3) Cost for insuring European corporate bonds had the biggest monthly increase since 10./2008.

4) Libor was highest since 7/2009. This shows how reluctant banks are to lend short-term money to other banks. It used to be universally applicable, but recently it's mostly for European banks since it's getting harder to get dollars there. Not noted in this report but of importance is that different banks are charged widely different rates, meaning some banks are perceived to be higher risks even in the short-term.

To summarize: corporate and banking finance in Europe and US have reached a difficulty level only surpassed by the craziest days of 08 crisis.

As I said earlier in the week, the Euro crisis was started by PIIGS sovereign debt, but it will trigger a global contagion via the private sector, and mostly through banks. Is there any chance bank/corporate financing improve soon? It may moderate somewhat if no further bad news comes out, but it will remain elevated for a long time since none of the root causes for the elevation -- PIIGS default risk, European bank exposure thereof, Spanish bank exposure to real estate, risk of double-dip even in the US due to the end of various stimulus measures, risk of Eurozone long-term recession due to wide-spread, severe austerity measures, viability of EUR, etc etc -- has come any closer to resolution; indeed some have been made worse by various policy blunders.

The vicious feedback loop has already started.
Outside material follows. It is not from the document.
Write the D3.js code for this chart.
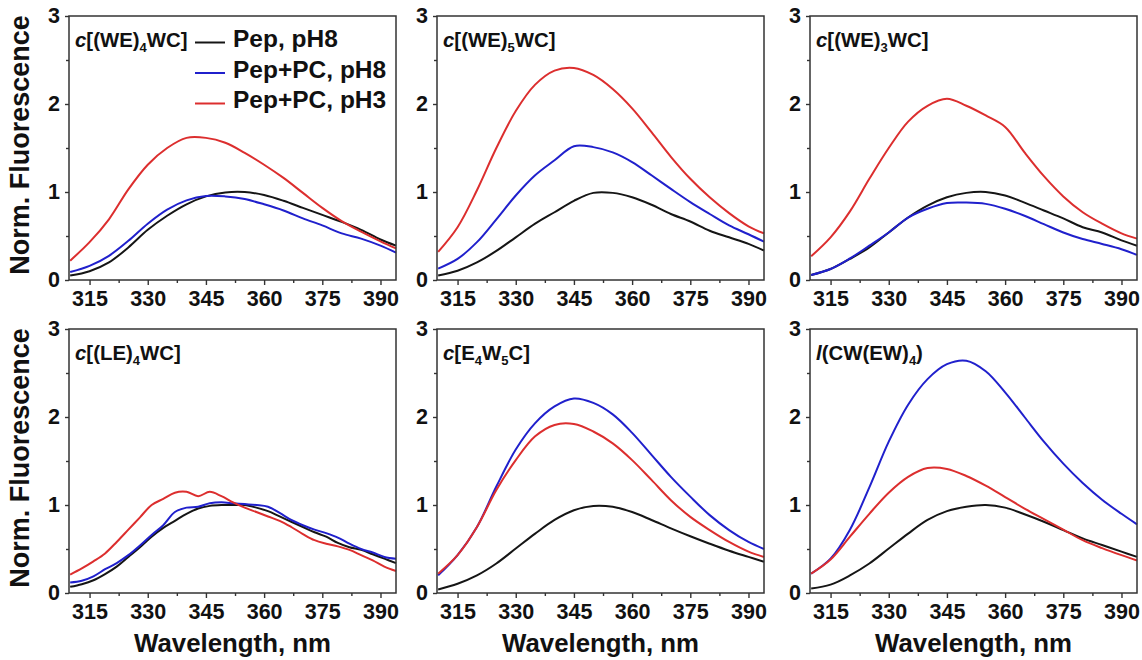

2. It's really come to this, Germany vs France.

France's Europe Minister publically asserts that Eurozone bailout package is "expressly forbidden" by the EU Constitution. While a German court turned down legal challenges to the bailout, now opponents have found an unlikely sympathetic ear in France. I expect legal challenges to revive within days, CDS on PIIGS and European banks to surge up again, EUR and GBP to resume their regularly scheduled diving exercise, and the squabbling between Germany and France to heat up.

Both Germany and France want to turn this crisis into an opportunity to transform the monetary union into a political union. Perfect agreement there. Only problem is both want to be the leader. But there's always an alternative -- let PIIGS default, dissolve EMU, and go their own merry ways. Beats war.

In any case, I (along with the market) was too early dismissing the sovereign risks. It's back on the table.

3. Some bad news out of Japan.

Latest numbers, for April, from Japan point to higher unemployment, more deflation, and lower domestic spending. Expect some nasty surprise in May export when it comes out in a month.

So where's hope?

Oh, yes, China reaffirms its confidence in world economy, banks, and everything. And there's always that bridge in Brooklyn.